I think you have a good point in that “Punish!” probably shouldn’t pop up frequently when you’re playing the game properly. After all, most of the time you would be using a safe offense. To be clear, I think it would probably helpful to have some type of indicator since most people never bother to check frame data (and I wouldn’t expect them to either).

However, I still don’t think it addresses the fundamental problem new players have: the concept of defense/safe offense. I introduced the game to a new player last night. There were four of us and we played for a solid 8 hours. The new player used Setsuki. He definitely noticed that I would be able to hit him after his teleport kick most of the time even if he hit me with the first hit. When I mentioned to him that he should probably limit his teleport kick, he said “But I’m hitting you with it.” He had confirmation bias towards attacking (as most new players do). When I had him describe what would happen he would mention how I could get one to two damage off of his teleport kick, but he focused on the two damage he would be able to get from it.

Then, I acted as an audio cue to the “Punish!” indicator. Every time he used teleport kick, I would say “I just got one damage from the kick” and “I got two damage off of that kick”. He still did not change his pattern. It wasn’t until we went over 20 matches that I stopped and re-explained to him how he was losing rounds whenever he used teleport kick and explain the dynamic that is happening.
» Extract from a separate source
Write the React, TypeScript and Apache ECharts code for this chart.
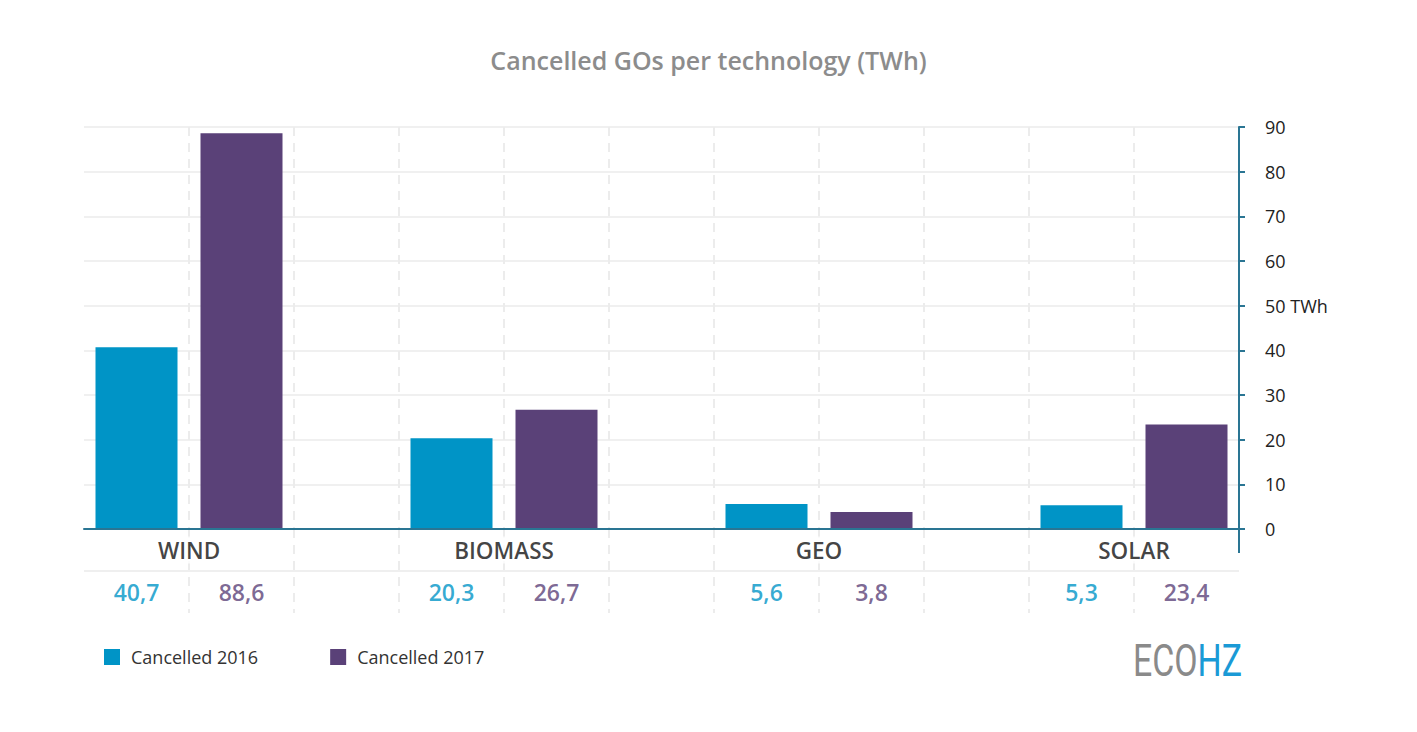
import React, { useEffect, useRef } from "react";
import * as echarts from "echarts";

const categories = ["WIND", "BIOMASS", "GEO", "SOLAR"];
const seriesNames = ["Cancelled 2016", "Cancelled 2017"];
const values2016 = [40.7, 20.3, 5.6, 5.3];
const values2017 = [88.6, 26.7, 3.8, 23.4];
const yMin = 0;
const yMax = 90;
const yInterval = 10;
const yUnitTick = 50;
const yUnit = "TWh";
const titleText = "Cancelled GOs per technology (TWh)";

const COLORS = ["#0094c6", "#5a4178"];
const FONT = "Open Sans";
const W = 1417;
const H = 732;
const GRID_LEFT = 84;
const GRID_RIGHT = 178;
const GRID_TOP = 127;
const AXIS_Y = 529;
const TABLE_BOTTOM = 613;
const AXIS_COLOR = "#2a7593";

export default function App() {
  const ref = useRef<HTMLDivElement>(null);
  useEffect(() => {
    document.body.style.margin = "0";
    if (!ref.current) return;
    const chart = echarts.init(ref.current, undefined, { renderer: "svg" });
    const n = categories.length;
    const slots = 3 * n - 1;
    const slotCats = Array.from({ length: slots }, (_, i) => String(i));
    const slotData = (vals: number[], off: number) => {
      const arr: (number | null)[] = Array(slots).fill(null);
      vals.forEach((v, i) => (arr[3 * i + off] = v));
      return arr;
    };
    const fmt = (v: number) => v.toFixed(1).replace(".", ",");
    const dashed = {
      show: true,
      showMinLine: false,
      showMaxLine: false,
      lineStyle: { color: "#ececec", width: 2, type: [9, 7] },
    };
    const valueLabelSeries = (vals: number[], off: number, idx: number) => ({
      type: "scatter",
      xAxisIndex: 1,
      yAxisIndex: 1,
      symbolSize: 1,
      itemStyle: { color: "rgba(0,0,0,0)" },
      silent: true,
      data: vals.map((v, i) => [3 * i + off + 0.5, 0.5, v]),
      label: {
        show: true,
        position: "inside",
        formatter: (p: any) => fmt(p.value[2]),
        color: COLORS[idx],
        fontFamily: FONT,
        fontSize: 23,
        fontWeight: 600,
      },
    });

    chart.setOption({
      animation: false,
      title: {
        text: titleText,
        left: "center",
        top: 42,
        textStyle: { fontFamily: FONT, fontSize: 25, fontWeight: 600, color: "#8c8c8c" },
      },
      legend: {
        data: seriesNames,
        left: 99,
        top: 643,
        icon: "rect",
        itemWidth: 16,
        itemHeight: 16,
        itemGap: 72,
        textStyle: { fontFamily: FONT, fontSize: 18, color: "#333", padding: [0, 0, 0, 6] },
        selectedMode: false,
      },
      grid: [
        { left: GRID_LEFT, right: GRID_RIGHT, top: GRID_TOP, bottom: H - AXIS_Y },
        { left: GRID_LEFT, right: GRID_RIGHT, top: AXIS_Y, bottom: H - TABLE_BOTTOM },
      ],
      xAxis: [
        {
          type: "category",
          gridIndex: 0,
          data: slotCats,
          boundaryGap: true,
          axisLine: { show: true, lineStyle: { color: AXIS_COLOR, width: 2 } },
          axisTick: { show: false },
          axisLabel: { show: false },
          splitLine: dashed,
          z: 5,
        },
        {
          type: "value",
          gridIndex: 1,
          min: 0,
          max: slots,
          interval: 1,
          axisLine: { show: false },
          axisTick: { show: false },
          axisLabel: { show: false },
          splitLine: dashed,
        },
      ],
      yAxis: [
        {
          type: "value",
          gridIndex: 0,
          position: "right",
          min: yMin,
          max: yMax,
          interval: yInterval,
          axisLine: { show: true, lineStyle: { color: AXIS_COLOR, width: 2 } },
          axisTick: { show: true, length: 6, lineStyle: { color: AXIS_COLOR, width: 2 } },
          axisLabel: {
            margin: 26,
            fontFamily: FONT,
            fontSize: 18,
            color: "#222",
            formatter: (v: number) => (v === yUnitTick ? `${v} ${yUnit}` : `${v}`),
          },
          splitLine: { show: true, lineStyle: { color: "#f0f0f0", width: 2 } },
        },
        {
          type: "value",
          gridIndex: 1,
          min: 0,
          max: 2,
          show: false,
        },
      ],
      series: [
        {
          name: seriesNames[0],
          type: "bar",
          xAxisIndex: 0,
          yAxisIndex: 0,
          data: slotData(values2016, 0),
          barWidth: 82,
          barGap: "-100%",
          itemStyle: { color: COLORS[0] },
          silent: true,
        },
        {
          name: seriesNames[1],
          type: "bar",
          xAxisIndex: 0,
          yAxisIndex: 0,
          data: slotData(values2017, 1),
          barWidth: 82,
          barGap: "-100%",
          itemStyle: { color: COLORS[1] },
          silent: true,
        },
        {
          type: "scatter",
          xAxisIndex: 1,
          yAxisIndex: 1,
          symbolSize: 1,
          itemStyle: { color: "rgba(0,0,0,0)" },
          silent: true,
          data: categories.map((c, i) => ({ name: c, value: [3 * i + 1, 1.5] })),
          label: {
            show: true,
            position: "inside",
            formatter: "{b}",
            color: "#111",
            fontFamily: FONT,
            fontSize: 22.5,
            fontWeight: 600,
            backgroundColor: "#fff",
            padding: [2, 4],
          },
          markLine: {
            silent: true,
            symbol: "none",
            label: { show: false },
            lineStyle: { color: "#efefef", width: 2, type: "solid" },
            data: [{ yAxis: 1 }],
          },
        },
        valueLabelSeries(values2016, 0, 0),
        valueLabelSeries(values2017, 1, 1),
      ],
      graphic: [
        {
          type: "line",
          shape: { x1: W - GRID_RIGHT, y1: AXIS_Y, x2: W - GRID_RIGHT, y2: 553 },
          style: { stroke: AXIS_COLOR, lineWidth: 2 },
          z: 10,
        },
        {
          type: "text",
          x: 1133,
          y: 661,
          scaleX: 0.77,
          style: {
            text: "{a|ECO}{b|HZ}",
            textVerticalAlign: "middle",
            verticalAlign: "middle",
            rich: {
              a: { fontFamily: "Roboto", fontSize: 44, fontWeight: 400, fill: "#8a8a8a" },
              b: { fontFamily: "Roboto", fontSize: 44, fontWeight: 400, fill: "#1a9ad6" },
            },
          },
        },
      ],
    });
    return () => chart.dispose();
  }, []);
  return <div ref={ref} style={{ width: W, height: H }} />;
}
The fact that he was punished for one or two damage registered. But, he did not think it mattered. Only when I went in-depth on how those trades loses him those rounds did he realize that it mattered. This is a regular thing that I do for new players. He was not an exception. It usually takes a long time for new players to ever realize this concept if no one explains it to them.

However, I don’t think I like having “Punish!” appear where “Counter” would be. It’s already a pet peeve of mine that “Counter” will not appear if it’s the first hit of the match. I’ve lost several counter hit opportunities because of it. There are situations where a well-spaced or well-timed risky move turns safe. DeGrey’s Pilebunker comes to mind. Those types of situations are where I am looking for a “Counter” because I like to try and bait out the attack in that safe situation. Then, I would have to discern if “Counter” or “Punish!” appears depending on the situation. I’m still in favor of some type of indicator for a punish situation though since I think it would help players better understand certain nuances. Or at least make it more obvious.


#8

This a a fantastic idea, and at the very least is something I’d love to see as switchable.

Note that while “crossup” is commentary on a match, just like “first hit”, “jumpable” isn’t: the commentary would be “jump escape” when someone jumps out of a command grab. “Jumpable” is an on-screen tooltip that really ought to be in tutorial mode, but that’s not how people learn to play, so it’s been out where they’d see it.

Punish, on the other hand, absolutely is commentary, just like “yomi counter” is. It actually seems reasonably hype to display it on-screen. It’s the flip side of a counter hit, I don’t see why it’d suddenly cross the threshold into overloaded UI.

Having an option to switch off on-screen words sounds like a good idea, though.


#9

I do kind of like putting “Punish!” up as a little side-of-the-screen indicator like “cross-up” when you get hit while holding “block” but you haven’t recovered to a neutral state (or, I guess, on the way down from a DP or something?). Not super flashy but potentially useful and kind of neat.